President Clinton's visit last week to Norway went well, even though he never did get reunited with Ellen Andenaes, a Norwegian woman who must have made quite an impression on him the last time they met, when Rhodes scholar Clinton went through Oslo in 1969 en route to Moscow.

The Israeli press reported last week that Clinton told Shimon Peres, now Israeli minister of regional cooperation, that there had been "international relations" between them and he had asked the embassy in Oslo to track her down so they could meet again. They found her, Clinton recounted to Peres (who told others in the delegation), and they told her of Clinton's interest, but she replied: "Clinton? I don't remember meeting someone of that name," reported Yedioth Ahronoth.

Actually, the search was done in 1997, when Clinton planned to revisit the country as part of an eight-day swing through Europe. The embassy talked to her mother, according to brother Ulf Andenaes, a leading reporter in Norway. Ellen is a linguistics researcher at the university in Tronheim, some 300 miles north of Oslo.
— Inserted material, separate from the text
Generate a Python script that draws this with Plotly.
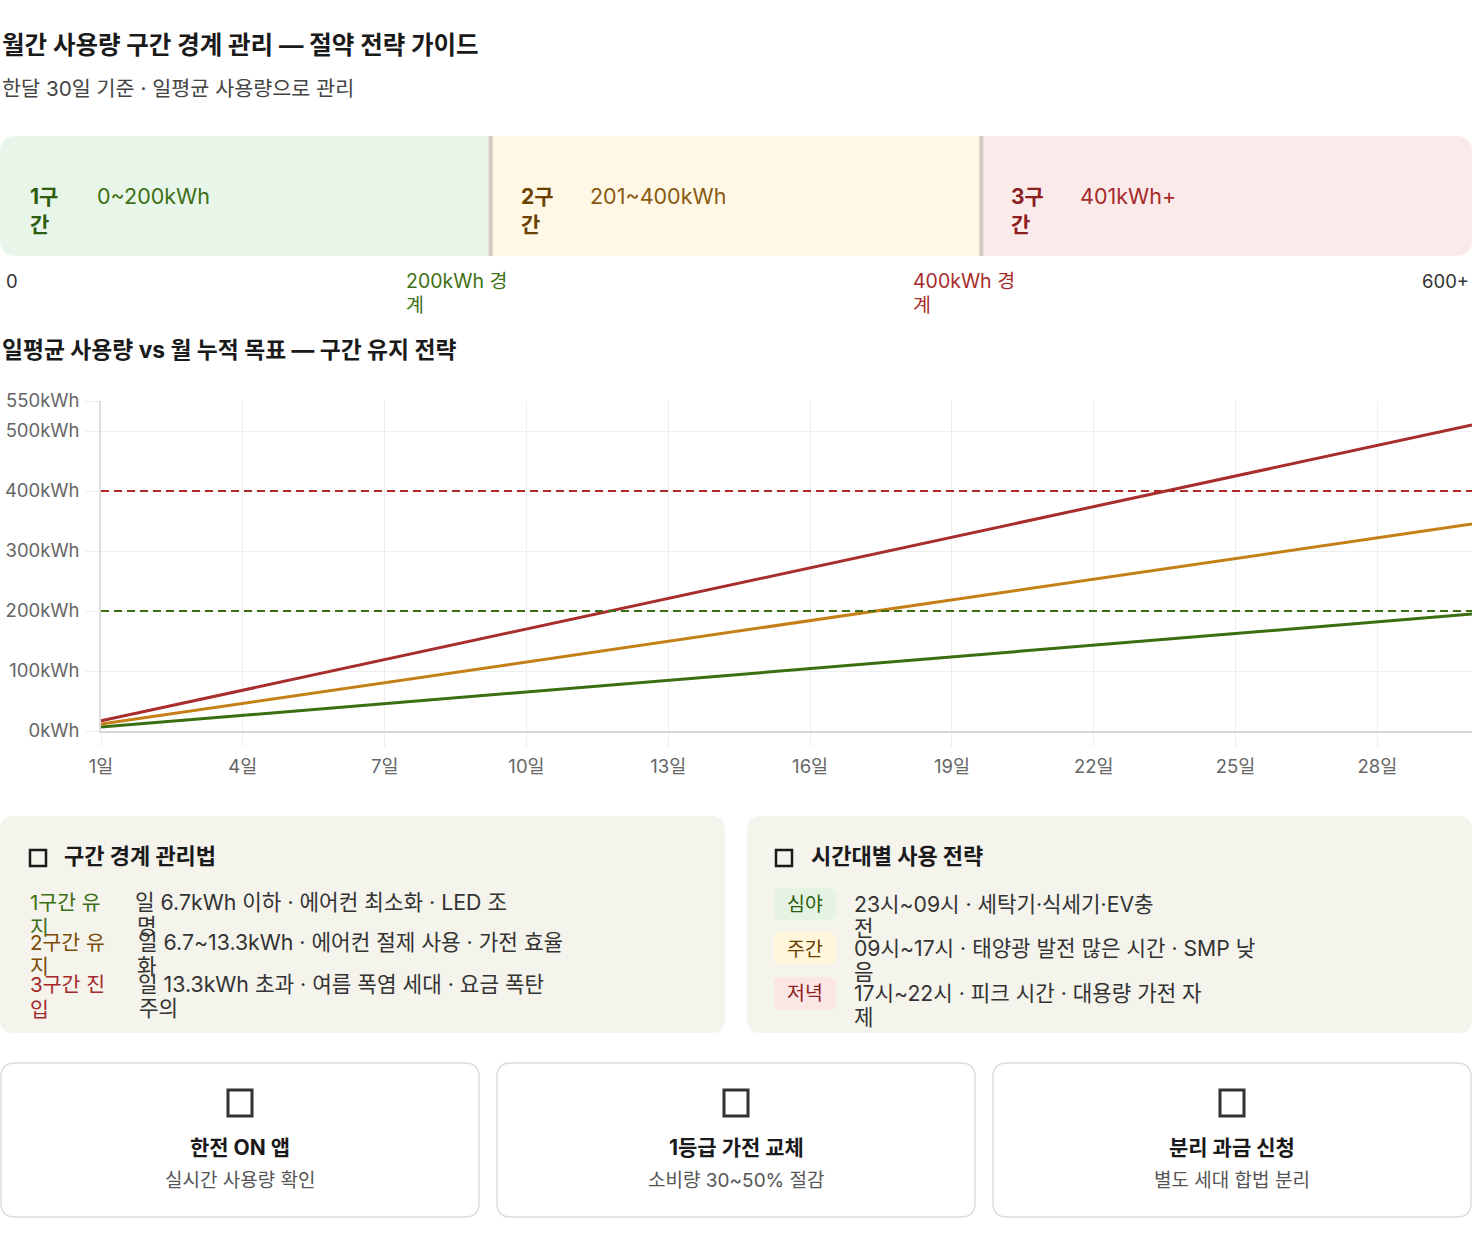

Now a married mother of two, in 1969 she was an 18-year-old secretary at the Norwegian Institute for Peace, a gathering spot for Americans heading through town. Hundreds of young Americans "with not too short hair," came through, Ulf said, and, on occasion, his sister would give them brief tours around Oslo. She is said to be a classic Scandinavian beauty.

But the bottom line of the story is the same: When asked recently about Clinton, she told a Norwegian reporter she couldn't remember meeting him, Ulf Andenaes said. Then, when told Clinton had stopped in Oslo on his way to Moscow, she remembered getting a postcard from Moscow from one of the young Americans.

Ulf Andenaes, as it turns out, was posted in Washington last year as a correspondent for Aftenposten and lived in a condo just across the way from--who else?--Monica S. Lewinsky.

Clinton apparently didn't try to see his old tour guide on this trip.

Visitus Interruptus

Also on the foreign news front, this just in from Mexico City: "A Mexican jail warden fell to his death while spying on couples"--with binoculars, no less--"during their conjugal visits, crashing down next to a Nicaraguan prisoner and his wife," Reuters reported yesterday, citing local media reports.

"Raul Zarate Diaz, prison warden in Tapachula, on Mexico's southern border with Guatemala, fell 23 feet to his death after tripping on a skylight looking over the conjugal visits section," the wire service said. Naturally enough, "the prisoner who was interrupted attempted to start a riot," but security squelched it.

Pickard to Be No. 2 at FBI

Thomas J. Pickard, a 25-year FBI veteran and head of the criminal division, is the pick to be deputy director, the No. 2 post at the bureau. A New York native, Pickard, a certified public accountant, joined the bureau in the mid-1970s and found himself a mere four years later working undercover on the Abscam case.

Pickard has held a number of senior level jobs at the FBI. In the fall of 1996, he was named head of the FBI's Washington field office, where he presided over the arrest of FBI agent Earl Edwin Pitts for espionage and the capture of convicted CIA killer Mir Aimal Kasi. FBI Director Louis J. Freeh appointed Pickard last year to head the criminal division. As deputy, he replaces Robert M. "Bear" Bryant, who is leaving after 31 years to take a job fighting fraud in the insurance industry.

'Silver Lining' on Lead Balloon

When history is being made, advocacy groups rush to get their message out quickly, lest they be beaten by other groups and their special take be drowned out.

The winner in the race to comment on the Microsoft decision Friday has to be taxpayer watchdog Citizens Against Government Waste, which was on the wires at 6:09 p.m., some 20 minutes before the ruling was released.

CAGW's view? "A vindication of the Microsoft Corporation," the announcement said. "Judge Jackson's ruling confirms that the government's case against Microsoft has been an inexcusable waste of taxpayer dollars," said CAGW President Thomas A. Schatz.

This is, to say the least, a truly minority view, but CAGW media director Jim Campi said yesterday he stands by it. Campi said CAGW hadn't seen the ruling before issuing the victory statement for Microsoft, but "we knew it was going to be bad." Still, "we see a silver lining" and "the judge didn't make his case," Campi said yesterday.

Dewey Defeats Truman!

It's Official . . .

Clinton has nominated Mark L. Schneider, a former Peace Corps volunteer and more recently assistant administrator of the Agency for International Development, to be director of the Peace Corps. Schneider has been at the State Department and the Pan American Health Organization and worked on the Hill.

This Isn't What Was Said in Cloakroom

Quote of the week: "It's not a pleasant situation," Rep. Sonny Callahan (R-Ala.) said last week upon voting against his own foreign aid bill after the House leadership agreed to numerous amendments he opposed. "But even members of Congress, some of us, have principles."